I'll echo what I said in the last "Perception is too good" thread:

Maybe the problem is that the other skills aren't good enough, not that Perception is too good. Maybe if we combined a bunch of leftover skills into Superskills, the way Listen + Search + Spot got turned into Perception, then the other ones would hold their own.

Imagine if all social interaction was governed by a single skill: Bluff + Diplomacy + Sense Motive = Social Superskill. You'd be throwing checks for that bad boy all day long.

Imagine if all perform skills were merged into one Perform skill, and if all Craft skills were merged into a single Craft skill that also gave you the Master Craftsman feat at X ranks.

The problem with Perception is that it's a conglomeration of multiple skills, and the others haven't formed alliances together yet.

I was actually considering this for a skill overhaul of my own, and calling it Politics, it would also include Knowledge Nobility.

I was also contemplating combining Engineering, Disable Device, and UMD into a skill called Mechanics.

I believe you have already combined swim and climb into Athletics.

Ride and Handle Animal could be combined with Knowledge Nature and Survival into one super skill pretty easily.

This type of design however will severely reduce the number of skills that exist, and could have drawbacks. One side has the paladins, fighters, and clerics cheering because they effectively gain 3 or 4 more skill points per level because there's a bunch of skills they no longer have to put ranks into, which I think everyone will agree is a good thing. On the other hand, it is either really bad for bard's and rogues because it makes their supreme amount of skill ranks not as important. They can however, gain the ability to actually have all the skills, which I think is cool.


I was thinking about this last night. Why are things like "Perception" a skill? It's more like a natural ability, really. I'm considering dumping it entirely and allowing the character to use either Dex or Int, whichever is higher. The only problem then becomes Stealth, specifically defeating it with a perception check.

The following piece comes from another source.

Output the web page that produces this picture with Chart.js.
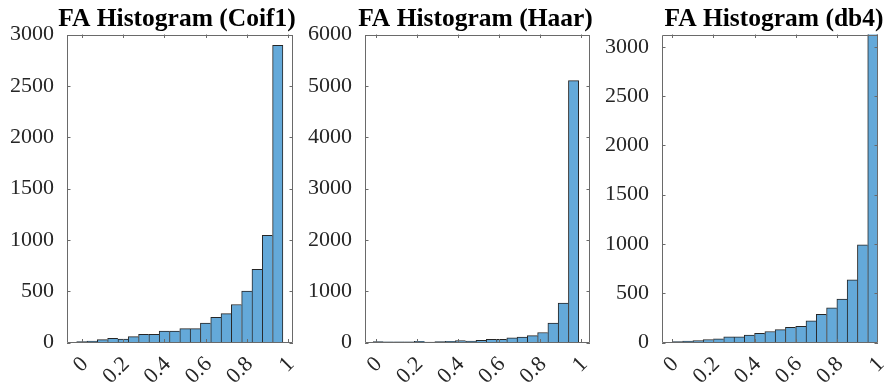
<!DOCTYPE html>
<html>
<head>
<meta charset="utf-8">
<script src="https://cdn.jsdelivr.net/npm/chart.js@4.4.1/dist/chart.umd.min.js"></script>
<style>
  html, body { margin: 0; padding: 0; background: #ffffff; overflow: hidden; }
  #wrap { position: relative; width: 891px; height: 387px; }
  canvas { position: absolute; top: 0; }
</style>
</head>
<body>
<div id="wrap">
  <canvas id="c1" style="left:0px"></canvas>
  <canvas id="c2" style="left:300px"></canvas>
  <canvas id="c3" style="left:600px"></canvas>
</div>
<script>
// Histogram bin centres (bin width 0.05) for each transform
const coif1Bins = [0, 0.05, 0.1, 0.15, 0.2, 0.25, 0.3, 0.35, 0.4, 0.45, 0.5, 0.55, 0.6, 0.65, 0.7, 0.75, 0.8, 0.85, 0.9, 0.95];
const haarBins  = [0.013, 0.063, 0.113, 0.163, 0.213, 0.263, 0.313, 0.363, 0.413, 0.463, 0.513, 0.563, 0.613, 0.663, 0.713, 0.763, 0.813, 0.863, 0.913, 0.963];
const db4Bins   = [0.025, 0.075, 0.125, 0.175, 0.225, 0.275, 0.325, 0.375, 0.425, 0.475, 0.525, 0.575, 0.625, 0.675, 0.725, 0.775, 0.825, 0.875, 0.925, 0.975];

// Counts per bin
const coif1Counts = [8, 15, 28, 40, 33, 58, 80, 80, 112, 112, 135, 135, 190, 245, 282, 370, 500, 712, 1045, 2895];
const haarCounts  = [20, 12, 12, 12, 25, 10, 20, 22, 38, 28, 40, 62, 62, 90, 105, 135, 195, 380, 770, 5100];
const db4Counts   = [10, 15, 20, 30, 38, 58, 58, 75, 92, 112, 130, 155, 163, 220, 285, 352, 440, 635, 990, 3400];

// Tick labels
const xTickValues = [0, 0.2, 0.4, 0.6, 0.8, 1];
const coif1YTicks = [0, 500, 1000, 1500, 2000, 2500, 3000];
const haarYTicks  = [0, 1000, 2000, 3000, 4000, 5000, 6000];
const db4YTicks   = [0, 500, 1000, 1500, 2000, 2500, 3000];

const panelTitles = ['FA Histogram (Coif1)', 'FA Histogram (Haar)', 'FA Histogram (db4)'];

const BAR_FILL = '#64a9d9';
const BAR_EDGE = '#262626';
const AXIS_COLOR = '#6a6a6a';
const TEXT_COLOR = '#262626';
const FONT_FAMILY = '"Liberation Serif", "Times New Roman", serif';

// Box around the plotting area with inward tick marks on all four sides
const axesBox = {
  id: 'axesBox',
  afterDatasetsDraw(chart) {
    const { ctx, chartArea: a, scales: { x, y } } = chart;
    const len = 3.5;
    ctx.save();
    ctx.strokeStyle = AXIS_COLOR;
    ctx.lineWidth = 1;
    ctx.beginPath();
    ctx.rect(Math.round(a.left) + 0.5, Math.round(a.top) + 0.5,
             Math.round(a.right) - Math.round(a.left) - 1, Math.round(a.bottom) - Math.round(a.top) - 1);
    x.ticks.forEach(t => {
      const px = Math.round(x.getPixelForValue(t.value)) + 0.5;
      if (px < a.left || px > a.right) return;
      ctx.moveTo(px, a.bottom); ctx.lineTo(px, a.bottom - len);
      ctx.moveTo(px, a.top); ctx.lineTo(px, a.top + len);
    });
    y.ticks.forEach(t => {
      const py = Math.round(y.getPixelForValue(t.value)) + 0.5;
      ctx.moveTo(a.left, py); ctx.lineTo(a.left + len, py);
      ctx.moveTo(a.right, py); ctx.lineTo(a.right - len, py);
    });
    ctx.stroke();
    ctx.restore();
  }
};

// Bold panel heading centred above the plotting area
const panelTitle = {
  id: 'panelTitle',
  afterDraw(chart, args, opts) {
    const { ctx, chartArea: a } = chart;
    ctx.save();
    ctx.font = 'bold 25.5px ' + FONT_FAMILY;
    ctx.fillStyle = '#000000';
    ctx.textAlign = 'center';
    ctx.textBaseline = 'alphabetic';
    ctx.fillText(opts.text, (a.left + a.right) / 2 + (opts.dx || 0), opts.baseline);
    ctx.restore();
  }
};

function makePanel(canvasId, width, cfg) {
  const canvas = document.getElementById(canvasId);
  canvas.width = width;
  canvas.height = 387;
  canvas.style.width = width + 'px';
  canvas.style.height = '387px';
  const n = cfg.counts.length;
  return new Chart(canvas, {
    type: 'bar',
    data: {
      datasets: [{
        data: cfg.bins.map((b, i) => ({ x: b, y: cfg.counts[i] })),
        backgroundColor: BAR_FILL,
        borderColor: BAR_EDGE,
        borderWidth: ctx => ({ top: 1, left: 1, bottom: 0, right: ctx.dataIndex === n - 1 ? 1 : 0 }),
        borderSkipped: false,
        categoryPercentage: 1.0,
        barPercentage: 1.0
      }]
    },
    options: {
      responsive: false,
      animation: false,
      devicePixelRatio: 1,
      layout: { padding: { top: 34.5, right: cfg.padRight, bottom: 0, left: 0 } },
      plugins: {
        legend: { display: false },
        tooltip: { enabled: false },
        title: { display: false },
        panelTitle: { text: cfg.title, dx: cfg.titleDx, baseline: 26 }
      },
      scales: {
        x: {
          type: 'linear',
          min: cfg.xMin,
          max: cfg.xMax,
          offset: false,
          grid: { display: false, offset: false },
          border: { display: false },
          afterBuildTicks: s => { s.ticks = xTickValues.map(v => ({ value: v })); },
          afterFit: s => { s.height = 44.5; s.paddingLeft = 0; s.paddingRight = 0; },
          ticks: {
            autoSkip: false,
            minRotation: 45,
            maxRotation: 45,
            padding: 1,
            labelOffset: 3,
            color: TEXT_COLOR,
            font: { family: FONT_FAMILY, size: 22 },
            callback: v => String(v)
          }
        },
        y: {
          min: 0,
          max: cfg.yMax,
          grid: { display: false },
          border: { display: false },
          afterBuildTicks: s => { s.ticks = cfg.yTicks.map(v => ({ value: v })); },
          afterFit: s => { s.width = cfg.yWidth; s.paddingTop = 0; s.paddingBottom = 0; },
          ticks: {
            padding: 5,
            color: TEXT_COLOR,
            font: { family: FONT_FAMILY, size: 22 },
            callback: v => String(v)
          }
        }
      }
    },
    plugins: [axesBox, panelTitle]
  });
}

makePanel('c1', 300, {
  bins: coif1Bins, counts: coif1Counts, yTicks: coif1YTicks, yMax: 3000,
  xMin: -0.072, xMax: 1.024, yWidth: 67, padRight: 7, title: panelTitles[0], titleDx: -3
});
makePanel('c2', 300, {
  bins: haarBins, counts: haarCounts, yTicks: haarYTicks, yMax: 6000,
  xMin: -0.052, xMax: 1.043, yWidth: 65, padRight: 10, title: panelTitles[1], titleDx: -2
});
makePanel('c3', 291, {
  bins: db4Bins, counts: db4Counts, yTicks: db4YTicks, yMax: 3125,
  xMin: -0.05, xMax: 1.0, yWidth: 62, padRight: 13, title: panelTitles[2], titleDx: 4
});
</script>
</body>
</html>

Maybe Dex or Int + level?


Howdy folks,

I was surprized to see this thread back at the top, but I'm glad is spawned some useful discussion.

I've held off on breaking down perception completely, and instead have actively focused on simply using it less, and using other skills logically, no more perception to realize pesh addition when you don't even know what pesh is or how it effects the body.

So far it's been working well, I do think it is easy to fall into it as the "go to" skill for things.

As well I'll take a gander at this torchbearer game, sounds interesting, my group tends to be far more mechanics based so something that rely's more heavily on role playing might actually be interesting to try for a change on one of our off days.

Grand Lodge

Talcrion wrote:

....maxed perception, and I can't even say I blame them it is by far the most common skill check I see.(though I'm sure this is partially my fault)

Talcrion- (this may be a bit off topic) You stated it is the most common you see... Maybe too late for these maxed perception players, but one way may be to simply hide the fact there is perception to be made. Have them roll 5-10 rolls at the start of the session and use as needed. Start from the bottom of the list of rolls at times, add bonus based on their actions. Note any perception bonuses they have and apply as needed. They would not be as aware they are near trap, ambush, etc as you are not asking for rolls.


Talcrion wrote:
As well I'll take a gander at this torchbearer game, sounds interesting, my group tends to be far more mechanics based so something that rely's more heavily on role playing might actually be interesting to try for a change on one of our off days.

It has mechanics, though. Inventory is strict and ever worsening conditions are a major part of it. It's just that the crunch is more centered on RP than on simulation. I'll save it for the other thread.


Kirth Gersen wrote:

I'll echo what I said in the last "Perception is too good" thread:

Maybe the problem is that the other skills aren't good enough, not that Perception is too good. Maybe if we combined a bunch of leftover skills into Superskills, the way Listen + Search + Spot got turned into Perception, then the other ones would hold their own.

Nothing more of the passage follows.